If average time of execution is Tt seconds, the total instructions executed (µ) is given by

$$\begin{aligned} \mu = \frac{1}{T0} = 0.00052438 \times 3600 \times 24 = 0.3020451 \hfill \\ \mu = \frac{1}{T1} = 0.00072411 \times 3600 \times 24 = 62.563104 \hfill \\ \end{aligned}$$

and \(\lambda = no\, of\, loops = 4\)

From Eq. 3, utilization for:

Predicted technique, \(\rho = \lambda T0\)

$$= \frac{\lambda }{\mu } = \frac{4}{0.3020451} = 13.243056$$

and ILP, \(\rho = \lambda T1\)

$$= \frac{\lambda }{\mu } = \frac{4}{62.563104} = 0.06393545$$

This implies that \(\rho\) for ILP technique is lower than 1 satisfying the Cantrell’s benchmark, which means several parallel processes and instructions can be executed in a day.

5 Conclusion

The approach revealed that ILP exploits branched executions better than predicted method on the basis of the time of execution, rate of execution, and utilization indexes.
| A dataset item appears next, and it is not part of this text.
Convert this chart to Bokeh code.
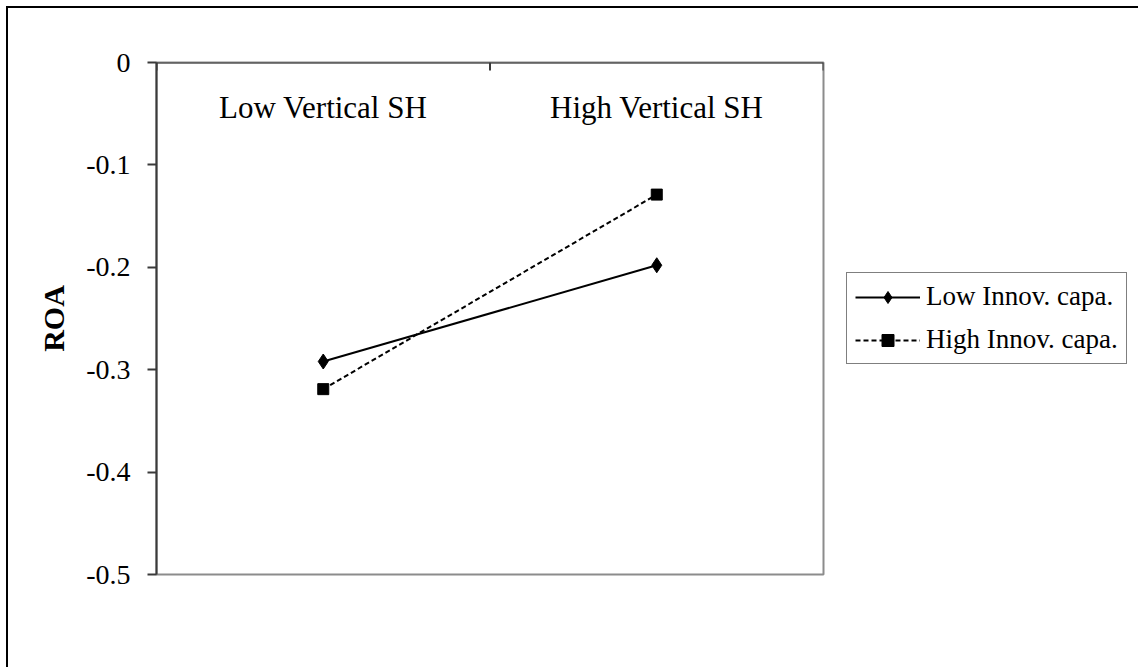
from bokeh.plotting import figure
from bokeh.models import Range1d, FixedTicker, Legend, LegendItem, Span
from bokeh.core.properties import value
from bokeh.embed import file_html
from bokeh.resources import INLINE

# Simple-slope data: ROA at low / high vertical SH for two innovation groups
categories = ["Low Vertical SH", "High Vertical SH"]
low_innov = [-0.292, -0.198]
high_innov = [-0.319, -0.129]
series_names = ["Low Innov. capa.", "High Innov. capa."]
y_ticks = [0, -0.1, -0.2, -0.3, -0.4, -0.5]
y_tick_labels = ["0", "-0.1", "-0.2", "-0.3", "-0.4", "-0.5"]

SERIF = "Liberation Serif"
AXIS_COLOR = "#3a3a3a"
Y_MIN, Y_MAX = -0.5, 0.0

# each category occupies one unit; points sit in the middle of their slot
n_cat = len(categories)
x_pos = [i + 0.5 for i in range(n_cat)]
slot_edges = list(range(n_cat + 1))

FRAME_W, FRAME_H = 667, 512
BORDER = 8  # outer chart-area border plus its offset from the page corner

p = figure(frame_width=FRAME_W, frame_height=FRAME_H,
           x_range=Range1d(0, n_cat), y_range=Range1d(Y_MIN, Y_MAX),
           x_axis_location=None,
           output_backend="svg", toolbar_location=None,
           min_border_left=156 - BORDER, min_border_top=62 - BORDER,
           min_border_right=315, min_border_bottom=93)
p.margin = (6, 0, 0, 6)
p.styles = {"border-left": "2px solid black", "border-top": "2px solid black"}
p.background_fill_color = "white"
p.border_fill_color = "white"
p.grid.visible = False
p.outline_line_color = "#8c8c8c"
p.outline_line_width = 2

# Category axis along y = 0: dark line plus short inward ticks between slots
p.add_layout(Span(location=0, dimension="width", line_color=AXIS_COLOR,
                  line_width=2))
tick_len = 8 * (Y_MAX - Y_MIN) / FRAME_H
p.segment(x0=slot_edges, y0=[0] * len(slot_edges),
          x1=slot_edges, y1=[-tick_len] * len(slot_edges),
          line_color=AXIS_COLOR, line_width=2)

# Value axis
yax = p.yaxis[0]
yax.ticker = FixedTicker(ticks=y_ticks)
yax.major_label_overrides = {t: s for t, s in zip(y_ticks, y_tick_labels)}
yax.major_tick_out = 9
yax.major_tick_in = 0
yax.minor_tick_line_color = None
yax.axis_line_color = AXIS_COLOR
yax.axis_line_width = 2
yax.major_tick_line_color = AXIS_COLOR
yax.major_tick_line_width = 2
yax.major_label_text_font = SERIF
yax.major_label_text_font_size = "28px"
yax.major_label_text_color = "black"
yax.major_label_standoff = 17
yax.axis_label = "ROA"
yax.axis_label_text_font = SERIF
yax.axis_label_text_font_size = "30px"
yax.axis_label_text_font_style = "bold"
yax.axis_label_text_color = "black"
yax.axis_label_standoff = 13

# Category labels sit just under the top axis line
label_y = -0.044
p.text(x=x_pos, y=[label_y] * n_cat, text=categories,
       text_font=value(SERIF), text_font_size="31px", text_color="black",
       text_align="center", text_baseline="alphabetic")

# Series
l1 = p.line(x_pos, low_innov, line_color="black", line_width=2)
m1 = p.scatter(x_pos, low_innov, marker="diamond", size=15,
               fill_color="black", line_color="black")
l2 = p.line(x_pos, high_innov, line_color="black", line_width=2,
            line_dash="5 3")
m2 = p.scatter(x_pos, high_innov, marker="square", size=11,
               fill_color="black", line_color="black")

legend = Legend(items=[LegendItem(label=series_names[0], renderers=[l1, m1]),
                       LegendItem(label=series_names[1], renderers=[l2, m2])],
                location="left", orientation="vertical",
                border_line_color="black", border_line_width=1,
                background_fill_color="white", background_fill_alpha=1,
                padding=8, spacing=12, margin=23,
                glyph_width=65, glyph_height=30, label_height=30,
                label_standoff=6,
                label_text_font=SERIF, label_text_font_size="27px",
                label_text_color="black")
p.add_layout(legend, "right")

open("out.html", "w").write(file_html(p, INLINE))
ILP offers increased speed of execution in programs, enabling capabilities of processing elements/compiler to point several instructions concurrently.

More so, ILP converts basic block of instructions to more dependent and independent instructions, performs parallel executions unlike the predicted approach (pipeline). ILP makes compiler/processing elements to overlap (or interleave) execution, replicates the original loops (loop iterations) loop copies, thereby encouraging parallel execution of several loop bodies at the same time and several issues of instructions.

This paper recommends ILP approach as the most preferable choice for speedup and parallel execution of instructions from either instruction constructs as compared to pipeline approach. Comparing several techniques with ILP could be considered as future work.